== ROWS ==
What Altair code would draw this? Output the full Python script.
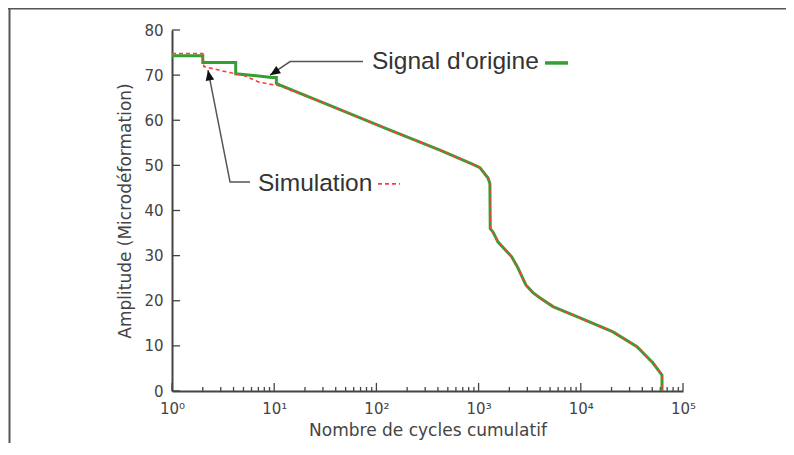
import altair as alt
import pandas as pd

# ---- data ----
sig_n = [1, 2, 2, 4.2, 4.2, 9.5, 10.5, 10.5, 11.4, 30, 136, 419, 881, 1030, 1236,
         1290, 1300, 1384, 1550, 2100, 2400, 2900, 3400, 4000, 5346, 9816, 20650,
         35470, 50850, 62330, 62330]
sig_a = [74.3, 74.3, 72.8, 72.8, 70.3, 69.5, 69.5, 68.2, 67.8, 63.9, 57.8, 53.4, 50.2, 49.5, 47.2,
         46.0, 36.0, 35.2, 33.0, 29.8, 27.5, 23.5, 21.8, 20.6, 18.7, 16.2, 13.1,
         9.8, 6.2, 3.5, 0]

sim_n = [1, 2, 2.05, 3.45, 4.95, 7, 8.5, 11.4, 30, 136, 419, 881, 1030, 1236,
         1290, 1300, 1384, 1550, 2100, 2400, 2900, 3400, 4000, 5346, 9816, 20650,
         35470, 50850, 62330, 62330]
sim_a = [74.8, 74.8, 71.9, 70.7, 70.0, 68.5, 68.1, 67.6, 63.9, 57.8, 53.4, 50.2, 49.5, 47.2,
         46.0, 36.0, 35.2, 33.0, 29.8, 27.5, 23.5, 21.8, 20.6, 18.7, 16.2, 13.1,
         9.8, 6.2, 3.5, 0]

x_major = [1, 10, 100, 1000, 10000, 100000]
x_minor = [m * 10 ** k for k in range(5) for m in range(2, 10)]
y_ticks = [0, 10, 20, 30, 40, 50, 60, 70, 80]

label_text = ["Signal d'origine", "Simulation"]
label_n = [90.6, 6.94]
label_a = [72.9, 45.9]

sig_sample_n = [4466, 7500]
sig_sample_a = [72.7, 72.7]
sim_sample_n = [103.7, 170]
sim_sample_a = [45.9, 45.9]

sig_arrow_n = [73.9, 14.3, 9.1]
sig_arrow_a = [73.0, 73.0, 70.0]
sim_arrow_n = [5.8, 3.70, 2.25]
sim_arrow_a = [46.3, 46.3, 71.1]

# ---- styling ----
AX = "#444444"
FONT = "DejaVu Sans"
GREEN = "#34a034"
RED = "#ff3b3b"

xscale = alt.Scale(type="log", domain=[1, 100000], nice=False)
yscale = alt.Scale(domain=[0, 80], nice=False, zero=True)

xaxis = alt.Axis(values=x_major, ticks=False, grid=False, domainColor=AX, domainWidth=2,
                 labelExpr="'10' + ['\u2070','\u00b9','\u00b2','\u00b3','\u2074','\u2075'][round(log(datum.value)/LN10)]",
                 labelFlush=False, labelFont=FONT, labelFontSize=15, labelColor=AX, labelPadding=10,
                 title="Nombre de cycles cumulatif", titleFont=FONT, titleFontSize=17,
                 titleFontWeight="normal", titleColor=AX, titlePadding=6)
yaxis = alt.Axis(values=y_ticks, ticks=False, grid=False, domainColor=AX, domainWidth=2,
                 labelFlush=False, labelFont=FONT, labelFontSize=15, labelColor=AX, labelPadding=9,
                 title="Amplitude (Microdéformation)", titleFont=FONT, titleFontSize=17,
                 titleFontWeight="normal", titleColor=AX, titlePadding=9)


def X(f="n"):
    return alt.X(f + ":Q", scale=xscale, axis=xaxis)


def Y(f="a"):
    return alt.Y(f + ":Q", scale=yscale, axis=yaxis)


def line_df(ns, as_):
    return pd.DataFrame({"n": ns, "a": as_, "i": list(range(len(ns)))})


sig = alt.Chart(line_df(sig_n, sig_a)).mark_line(color=GREEN, strokeWidth=3).encode(
    x=X(), y=Y(), order="i:Q")
sim = alt.Chart(line_df(sim_n, sim_a)).mark_line(color=RED, strokeWidth=1.6, strokeDash=[4, 3]).encode(
    x=X(), y=Y(), order="i:Q")

sig_sample = alt.Chart(line_df(sig_sample_n, sig_sample_a)).mark_line(color=GREEN, strokeWidth=3.5).encode(
    x=X(), y=Y(), order="i:Q")
sim_sample = alt.Chart(line_df(sim_sample_n, sim_sample_a)).mark_line(color=RED, strokeWidth=1.6, strokeDash=[4, 3]).encode(
    x=X(), y=Y(), order="i:Q")

sig_arrow = alt.Chart(line_df(sig_arrow_n, sig_arrow_a)).mark_line(color="#555555", strokeWidth=1.5).encode(
    x=X(), y=Y(), order="i:Q")
sim_arrow = alt.Chart(line_df(sim_arrow_n, sim_arrow_a)).mark_line(color="#555555", strokeWidth=1.5).encode(
    x=X(), y=Y(), order="i:Q")

heads = alt.Chart(pd.DataFrame({
    "n": [sig_arrow_n[-1], sim_arrow_n[-1]],
    "a": [sig_arrow_a[-1], sim_arrow_a[-1]],
    "ang": [237, 349],
})).mark_point(shape="M0,0L0.42,1L-0.42,1Z", filled=True, color="#111111", opacity=1, size=420).encode(
    x=X(), y=Y(), angle=alt.Angle("ang:Q", scale=None))

labels = alt.Chart(pd.DataFrame({"n": label_n, "a": label_a, "t": label_text})).mark_text(
    align="left", baseline="middle", font="Liberation Sans", fontSize=24.5, color="#333333").encode(
    x=X(), y=Y(), text="t:N")

# inward tick marks
xt = pd.DataFrame({"n": x_major + x_minor,
                   "a": [0] * (len(x_major) + len(x_minor)),
                   "a2": [1.8] * len(x_major) + [0.9] * len(x_minor)})
xticks = alt.Chart(xt).mark_rule(color=AX, strokeWidth=1.3).encode(x=X(), y=Y(), y2="a2:Q")
yt = pd.DataFrame({"a": y_ticks, "n": [1] * len(y_ticks), "n2": [1.2] * len(y_ticks)})
yticks = alt.Chart(yt).mark_rule(color=AX, strokeWidth=1.3).encode(x=X(), x2="n2:Q", y=Y())

# figure frame (top and left edges)
one = pd.DataFrame({"k": [0]})
frame_top = alt.Chart(one).mark_rule(color="#555555", strokeWidth=2).encode(
    x=alt.value(-164), x2=alt.value(620), y=alt.value(-21.5))
frame_left = alt.Chart(one).mark_rule(color="#555555", strokeWidth=2).encode(
    x=alt.value(-162.5), y=alt.value(-22), y2=alt.value(420))

chart = alt.layer(
    frame_top, frame_left, xticks, yticks, sig, sim, sig_sample, sim_sample,
    sig_arrow, sim_arrow, heads, labels
).properties(
    width=511, height=361,
    autosize=alt.AutoSizeParams(type="none"),
    padding={"left": 164, "top": 22, "right": 103, "bottom": 52},
    background="white",
).configure_view(stroke=None)

chart.save("out.html", embed_options={"renderer": "svg", "actions": False})
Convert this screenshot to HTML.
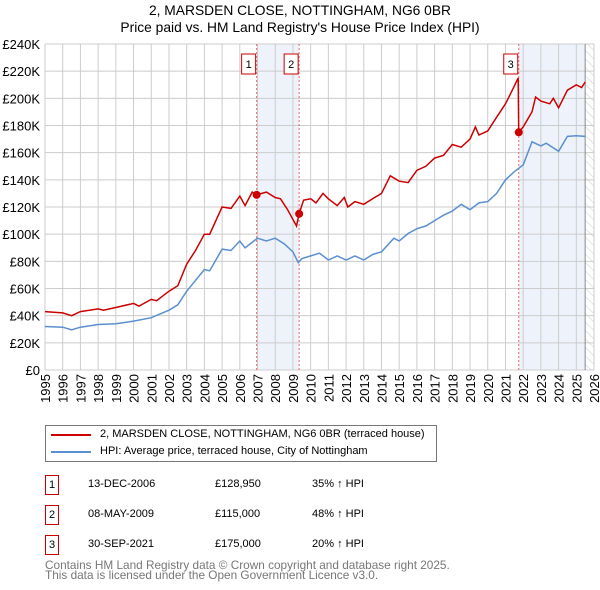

== EXERCISE AIM ==
How many lines of the entries above hold the string "this"? Reply with the number alone.

== ANSWER BELOW ==
2